◆ **SHORT EXERCISE**
The material below should be written out in full and exactly; pictures stay out of the copy.
— BEGIN DATA PROVIDED —
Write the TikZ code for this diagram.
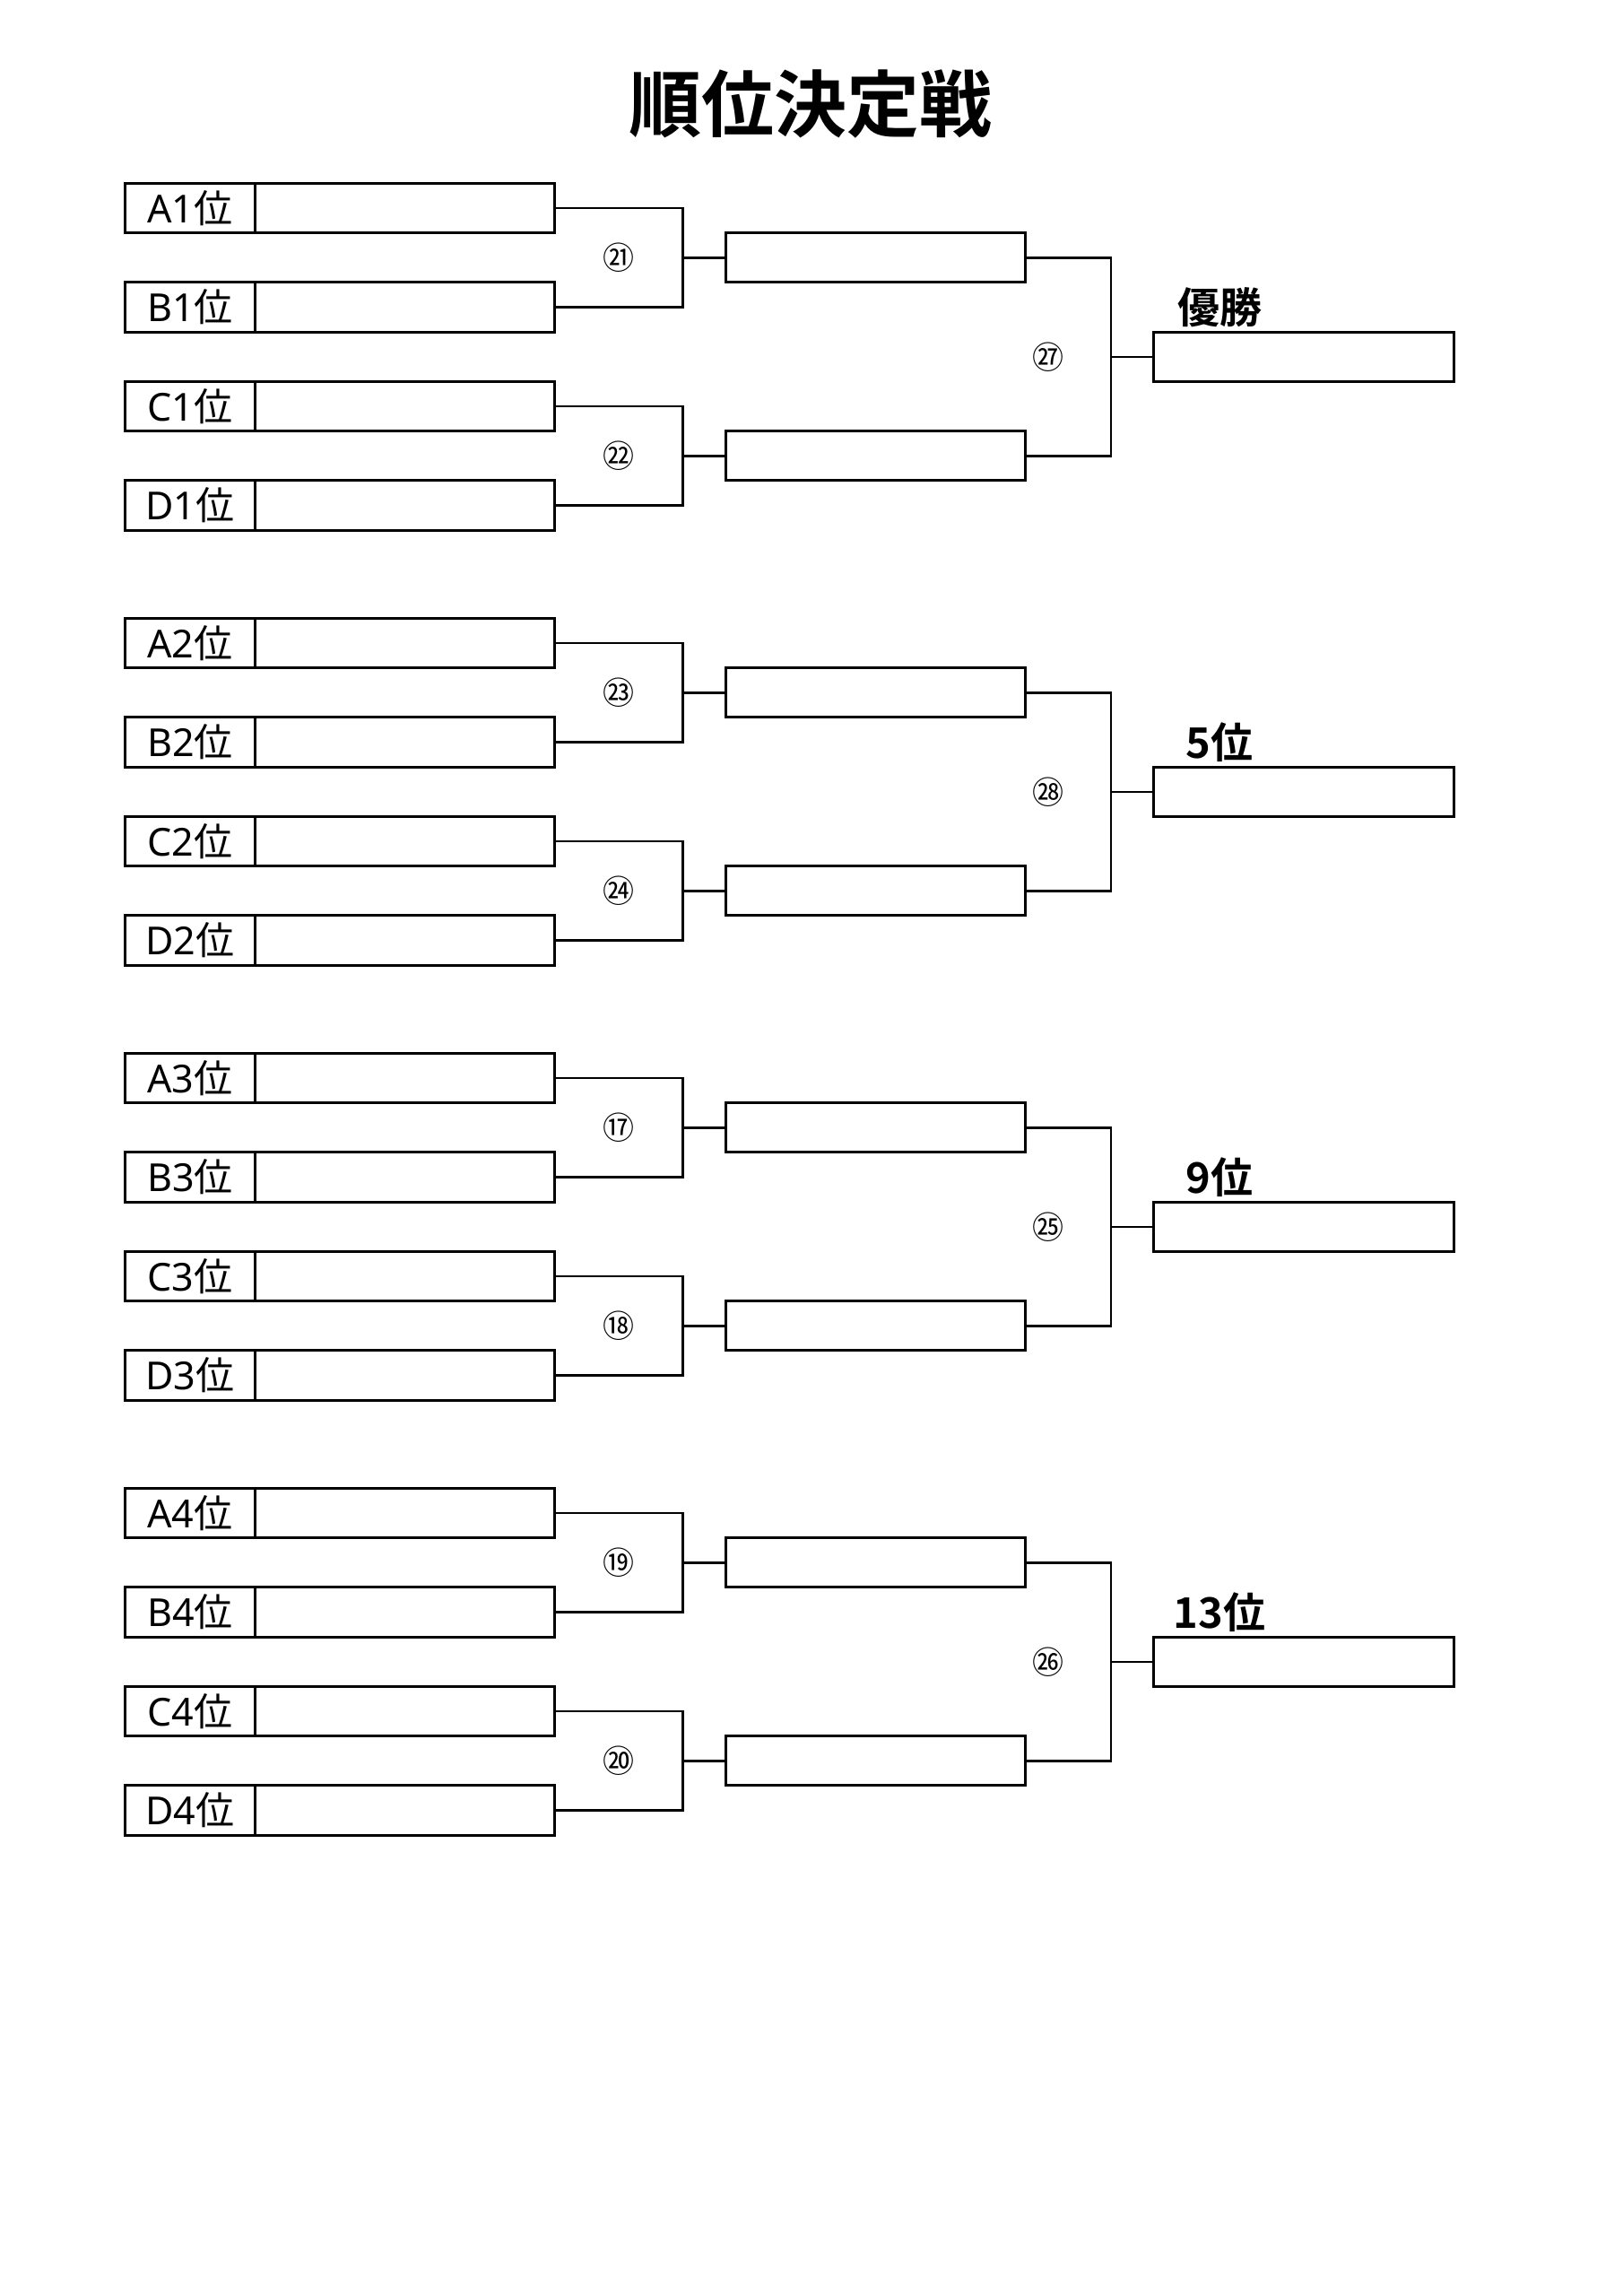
\documentclass[tikz,border=0pt]{standalone}
\usepackage{fontspec}
\setmainfont{Noto Sans CJK JP}[BoldFont={Noto Sans CJK JP Bold}]
\newfontfamily\latinfont{Noto Sans}
\begin{document}
\begin{tikzpicture}[x=0.5pt,y=-0.5pt,
  cell/.style={draw, line width=1.5pt, inner sep=0pt, minimum height=27.75pt, font=\fontsize{21.5}{21.5}\selectfont},
  labcell/.style={cell, minimum width=72.25pt},
  entry/.style={cell, minimum width=167.25pt},
  winbox/.style={draw, line width=1.5pt, inner sep=0pt, minimum height=27.5pt, minimum width=167pt},
  conn/.style={line width=1.3pt},
  num/.style={inner sep=0pt, font=\fontsize{17.5}{17.5}\selectfont},
  place/.style={inner sep=0pt, font=\bfseries\fontsize{23.5}{23.5}\selectfont},
  titlestyle/.style={inner sep=0pt, font=\bfseries\fontsize{40.5}{40.5}\selectfont}]
\useasboundingbox (0,0) rectangle (1810,2560);
\fill[white] (0,0) rectangle (1810,2560);
\node[titlestyle] (title) at (904,116) {順位決定戦};
\foreach \g/\r/\ca/\cb/\cc/\pl in {0/1/㉑/㉒/㉗/優勝, 1/2/㉓/㉔/㉘/5位, 2/3/⑰/⑱/㉕/9位, 3/4/⑲/⑳/㉖/13位}{
  \pgfmathsetmacro{\gy}{204.3+485*\g}
  \foreach \L [count=\i from 0] in {A,B,C,D}{
    \pgfmathsetmacro{\yc}{\gy+27.75+110.5*\i}
    \node[labcell] (L\L\g) at (212,\yc) {{\latinfont\L\r}位};
    \node[entry] (E\L\g) at (451.25,\yc) {};
  }
  \pgfmathsetmacro{\ya}{\gy+83}
  \pgfmathsetmacro{\yb}{\gy+304}
  \pgfmathsetmacro{\yf}{\gy+193.5}
  \pgfmathsetmacro{\yp}{\gy+138}
  \node[winbox] (S1\g) at (976,\ya) {};
  \node[winbox] (S2\g) at (976,\yb) {};
  \node[winbox, minimum width=167.5pt] (F\g) at (1453.5,\yf) {};
  \coordinate (J1\g) at (761.5,\ya);
  \coordinate (J2\g) at (761.5,\yb);
  \coordinate (J3\g) at (1239,\yf);
  \draw[conn] (EA\g.east) -| (J1\g) |- (EB\g.east);
  \draw[conn] (J1\g) -- (S1\g.west);
  \draw[conn] (EC\g.east) -| (J2\g) |- (ED\g.east);
  \draw[conn] (J2\g) -- (S2\g.west);
  \draw[conn] (S1\g.east) -| (J3\g) |- (S2\g.east);
  \draw[conn] (J3\g) -- (F\g.west);
  \node[num] (N1\g) at (690,\ya) {\ca};
  \node[num] (N2\g) at (690,\yb) {\cb};
  \node[num] (N3\g) at (1169,\yf) {\cc};
  \node[place] (P\g) at (1360,\yp) {\pl};
}
\end{tikzpicture}
\end{document}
— END DATA PROVIDED —
◆ **COMPLETE ANSWER**
Write the TikZ code for this diagram.
\documentclass[tikz,border=0pt]{standalone}
\usepackage{fontspec}
\setmainfont{Noto Sans CJK JP}[BoldFont={Noto Sans CJK JP Bold}]
\newfontfamily\latinfont{Noto Sans}
\begin{document}
\begin{tikzpicture}[x=0.5pt,y=-0.5pt,
  cell/.style={draw, line width=1.5pt, inner sep=0pt, minimum height=27.75pt, font=\fontsize{21.5}{21.5}\selectfont},
  labcell/.style={cell, minimum width=72.25pt},
  entry/.style={cell, minimum width=167.25pt},
  winbox/.style={draw, line width=1.5pt, inner sep=0pt, minimum height=27.5pt, minimum width=167pt},
  conn/.style={line width=1.3pt},
  num/.style={inner sep=0pt, font=\fontsize{17.5}{17.5}\selectfont},
  place/.style={inner sep=0pt, font=\bfseries\fontsize{23.5}{23.5}\selectfont},
  titlestyle/.style={inner sep=0pt, font=\bfseries\fontsize{40.5}{40.5}\selectfont}]
\useasboundingbox (0,0) rectangle (1810,2560);
\fill[white] (0,0) rectangle (1810,2560);
\node[titlestyle] (title) at (904,116) {順位決定戦};
\foreach \g/\r/\ca/\cb/\cc/\pl in {0/1/㉑/㉒/㉗/優勝, 1/2/㉓/㉔/㉘/5位, 2/3/⑰/⑱/㉕/9位, 3/4/⑲/⑳/㉖/13位}{
  \pgfmathsetmacro{\gy}{204.3+485*\g}
  \foreach \L [count=\i from 0] in {A,B,C,D}{
    \pgfmathsetmacro{\yc}{\gy+27.75+110.5*\i}
    \node[labcell] (L\L\g) at (212,\yc) {{\latinfont\L\r}位};
    \node[entry] (E\L\g) at (451.25,\yc) {};
  }
  \pgfmathsetmacro{\ya}{\gy+83}
  \pgfmathsetmacro{\yb}{\gy+304}
  \pgfmathsetmacro{\yf}{\gy+193.5}
  \pgfmathsetmacro{\yp}{\gy+138}
  \node[winbox] (S1\g) at (976,\ya) {};
  \node[winbox] (S2\g) at (976,\yb) {};
  \node[winbox, minimum width=167.5pt] (F\g) at (1453.5,\yf) {};
  \coordinate (J1\g) at (761.5,\ya);
  \coordinate (J2\g) at (761.5,\yb);
  \coordinate (J3\g) at (1239,\yf);
  \draw[conn] (EA\g.east) -| (J1\g) |- (EB\g.east);
  \draw[conn] (J1\g) -- (S1\g.west);
  \draw[conn] (EC\g.east) -| (J2\g) |- (ED\g.east);
  \draw[conn] (J2\g) -- (S2\g.west);
  \draw[conn] (S1\g.east) -| (J3\g) |- (S2\g.east);
  \draw[conn] (J3\g) -- (F\g.west);
  \node[num] (N1\g) at (690,\ya) {\ca};
  \node[num] (N2\g) at (690,\yb) {\cb};
  \node[num] (N3\g) at (1169,\yf) {\cc};
  \node[place] (P\g) at (1360,\yp) {\pl};
}
\end{tikzpicture}
\end{document}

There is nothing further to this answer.